The conversation also mentioned that besides using AI correctly, we can train our brains to become smarter even without AI. Dr. Amen repeatedly emphasized: AI can be powerful, but what truly makes you smarter is what you do yourself. He’s seen over 200,000 brain scans and knows that many people think brainpower is innate, but it can be trained.

  1. move your body to activate your brain. Dr. Amen says the simplest way to boost brainpower is to get outside. He found that people who exercise daily—even just brisk walking for 20 minutes—have more active brain regions than those who sit all day, especially areas responsible for attention, language, and emotion. Running, swimming, jumping rope—any movement is more useful than sitting and reading AI answers. He even jokes that often the problem isn’t in your thinking, but in poor blood flow to the brain.

  2. get enough sleep so your brain can “package memories.” Dr. Amen believes what you learn during the day is stored in your brain at night while you sleep. Many people work late and lack sleep, hoping AI will boost efficiency, but his view is clear: no matter how strong AI is, if you don’t sleep well, you won’t remember anything.
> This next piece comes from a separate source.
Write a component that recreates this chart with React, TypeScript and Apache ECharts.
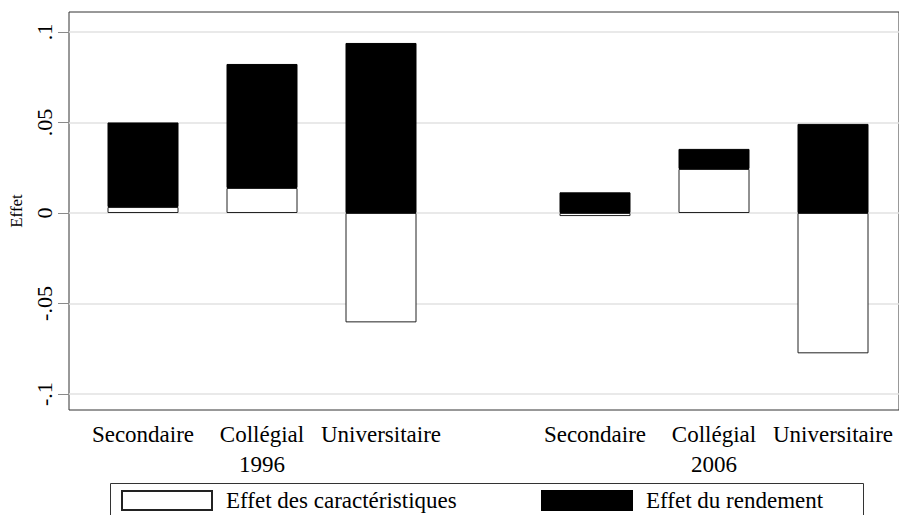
import React, { useEffect, useRef } from "react";
import * as echarts from "echarts";

const educationLevels = ["Secondaire", "Collégial", "Universitaire"];
const years = ["1996", "2006"];
const seriesNames = ["Effet des caractéristiques", "Effet du rendement"];
const caracteristiques1996 = [0.0033, 0.0138, -0.0604];
const rendement1996 = [0.0467, 0.0685, 0.0939];
const caracteristiques2006 = [-0.0017, 0.0243, -0.0775];
const rendement2006 = [0.0114, 0.0111, 0.0492];
const yTicks = [-0.1, -0.05, 0, 0.05, 0.1];
const yTickLabels = ["-.1", "-.05", "0", ".05", ".1"];
const yTitle = "Effet";

const Y_MIN = -0.1088;
const Y_MAX = 0.111;
const FONT = "'Liberation Serif', 'Times New Roman', serif";

export default function App() {
  const ref = useRef<HTMLDivElement>(null);
  useEffect(() => {
    if (!ref.current) return;
    const chart = echarts.init(ref.current, undefined, { renderer: "svg" });
    const gridCommon = { top: 12, bottom: 105, containLabel: false };
    const hiddenY = (i: number) => ({
      type: "value",
      gridIndex: i,
      min: Y_MIN,
      max: Y_MAX,
      show: false,
    });
    const catX = (i: number, year: string) => ({
      type: "category",
      gridIndex: i,
      data: educationLevels,
      axisLine: { show: false },
      axisTick: { show: false },
      axisLabel: {
        interval: 0,
        margin: 13,
        fontFamily: FONT,
        fontSize: 23,
        color: "#000",
      },
      name: year,
      nameLocation: "middle",
      nameGap: 43,
      nameTextStyle: { fontFamily: FONT, fontSize: 23, color: "#000" },
    });
    const whiteStyle = { color: "#ffffff", borderColor: "#222", borderWidth: 1 };
    const blackStyle = { color: "#000000", borderColor: "#000", borderWidth: 1 };
    const legendCommon = {
      top: 489,
      icon: "rect",
      itemWidth: 90,
      itemHeight: 19,
      padding: 0,
      itemGap: 0,
      selectedMode: false,
      textStyle: {
        fontFamily: FONT,
        fontSize: 23,
        color: "#000",
        padding: [0, 0, 0, 9],
      },
    };
    chart.setOption({
      animation: false,
      backgroundColor: "#ffffff",
      grid: [
        { left: 69, right: -2, ...gridCommon, show: true, borderColor: "#333", borderWidth: 1, backgroundColor: "transparent" },
        { left: 83.5, right: 458.5, ...gridCommon },
        { left: 535.5, right: 6.5, ...gridCommon },
      ],
      xAxis: [
        { type: "category", gridIndex: 0, data: [""], show: false },
        catX(1, years[0]),
        catX(2, years[1]),
      ],
      yAxis: [
        {
          type: "value",
          gridIndex: 0,
          min: Y_MIN,
          max: Y_MAX,
          axisLine: { show: false },
          axisTick: {
            show: true,
            length: 11,
            customValues: yTicks,
            lineStyle: { color: "#8a8a8a", width: 1 },
          },
          axisLabel: {
            customValues: yTicks,
            rotate: 90,
            margin: 14,
            fontFamily: FONT,
            fontSize: 22,
            color: "#000",
            formatter: (v: number) => {
              const idx = yTicks.findIndex((t) => Math.abs(t - v) < 1e-9);
              return idx >= 0 ? yTickLabels[idx] : "";
            },
          },
          splitLine: { show: true, lineStyle: { color: "#e2e2e2", width: 1.5 } },
          name: yTitle,
          nameLocation: "middle",
          nameGap: 44,
          nameTextStyle: { fontFamily: FONT, fontSize: 17, color: "#000" },
        },
        hiddenY(1),
        hiddenY(2),
      ],
      legend: [
        { ...legendCommon, left: 121, data: [seriesNames[0]] },
        { ...legendCommon, left: 541, data: [seriesNames[1]] },
      ],
      graphic: [
        {
          type: "rect",
          shape: { x: 110.5, y: 483.5, width: 753, height: 60 },
          style: { fill: "none", stroke: "#333", lineWidth: 1 },
          silent: true,
        },
      ],
      series: [
        { name: seriesNames[0], type: "bar", xAxisIndex: 1, yAxisIndex: 1, stack: "y96", barWidth: 71, data: caracteristiques1996, itemStyle: whiteStyle },
        { name: seriesNames[1], type: "bar", xAxisIndex: 1, yAxisIndex: 1, stack: "y96", barWidth: 71, data: rendement1996, itemStyle: blackStyle },
        { name: seriesNames[0], type: "bar", xAxisIndex: 2, yAxisIndex: 2, stack: "y06", barWidth: 71, data: caracteristiques2006, itemStyle: whiteStyle },
        { name: seriesNames[1], type: "bar", xAxisIndex: 2, yAxisIndex: 2, stack: "y06", barWidth: 71, data: rendement2006, itemStyle: blackStyle },
      ],
    });
    return () => chart.dispose();
  }, []);
  return (
    <div
      ref={ref}
      style={{ position: "fixed", left: 0, top: 0, width: 899, height: 515, background: "#fff" }}
    />
  );
}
During sleep, the brain automatically sorts and stores your thoughts, information, and expressions from the day. If you always stay up late, it’s like interrupting a file save halfway. So he suggests letting your brain work actively before bed—turn off AI tools, write a few sentences of summary, which is better than constantly receiving AI content.
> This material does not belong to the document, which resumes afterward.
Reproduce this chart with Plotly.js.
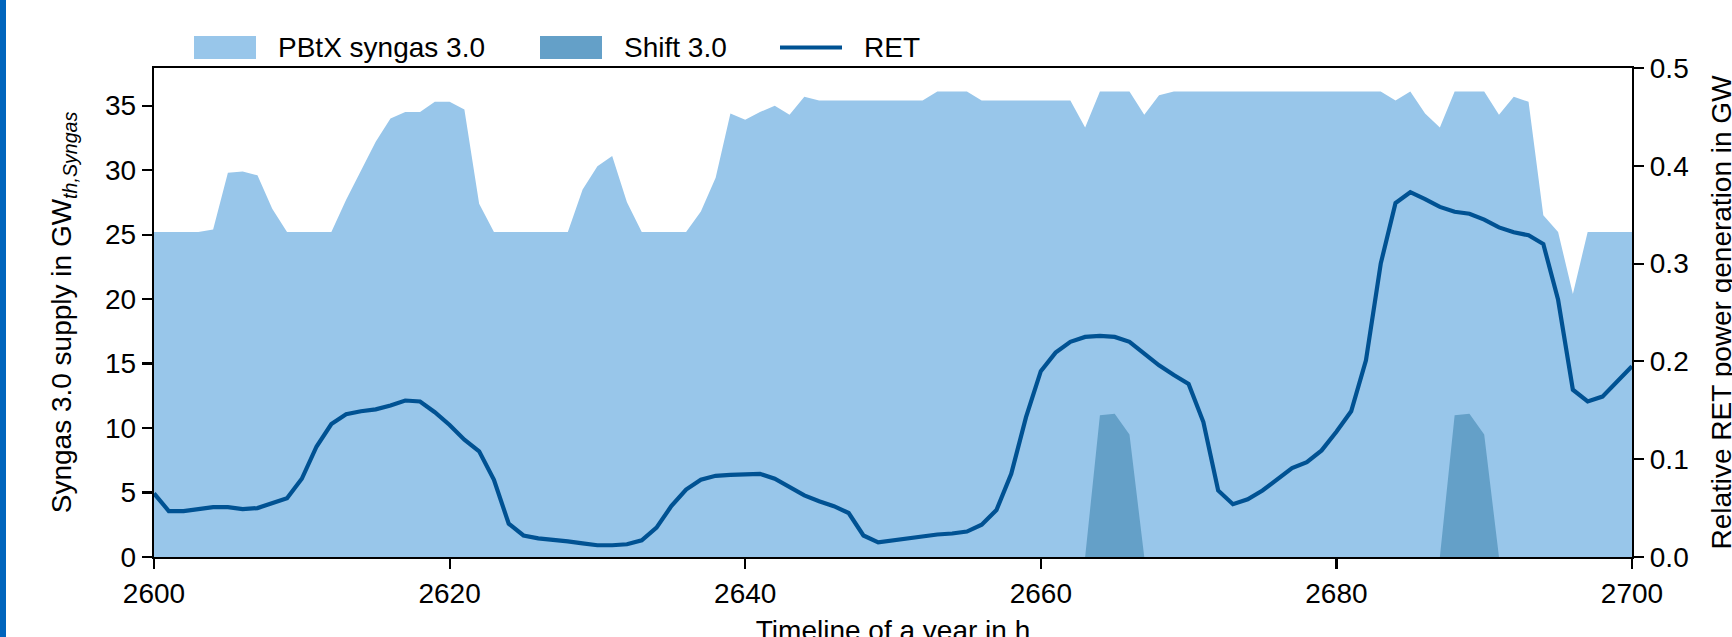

  3. speak, write, and express more so your brain gets practice. Sejnowski adds that many people think brainpower is just memorization, but if you don’t output, you won’t remember. The brain is like a rubber band—the more you stretch it, the more elastic it becomes. He suggests giving yourself a small daily task: tell someone something AI can’t say for you, handwrite a few sentences summarizing your day, or explain a news story in your own way. Only when you speak, write, and explain yourself does your brain get stronger.

In summary, these are the rules for using your brain, and everyone can do them. You don’t need super willpower or professional knowledge—just keep moving, sleep well, and express yourself actively, and your brain will naturally regain vitality.

Conclusion: Keep Your Initiative

Finally, Sejnowski said in the conversation: AI won’t live your life for you, but it will quietly change your lifestyle. The reality is, we’re already living with AI, but many people don’t realize it’s changing how we think. As Dr. Amen said, if you don’t actively use your brain, AI will make decisions for you. Over time, you’ll find your words, sentences, and even thoughts start to feel less like your own.

So, the real meaning of this conversation isn’t to tell us to stay away from AI, but to remind us to keep our initiative. While AI can help us be more efficient, don’t rely on it completely—only we ourselves can truly make our brains stronger.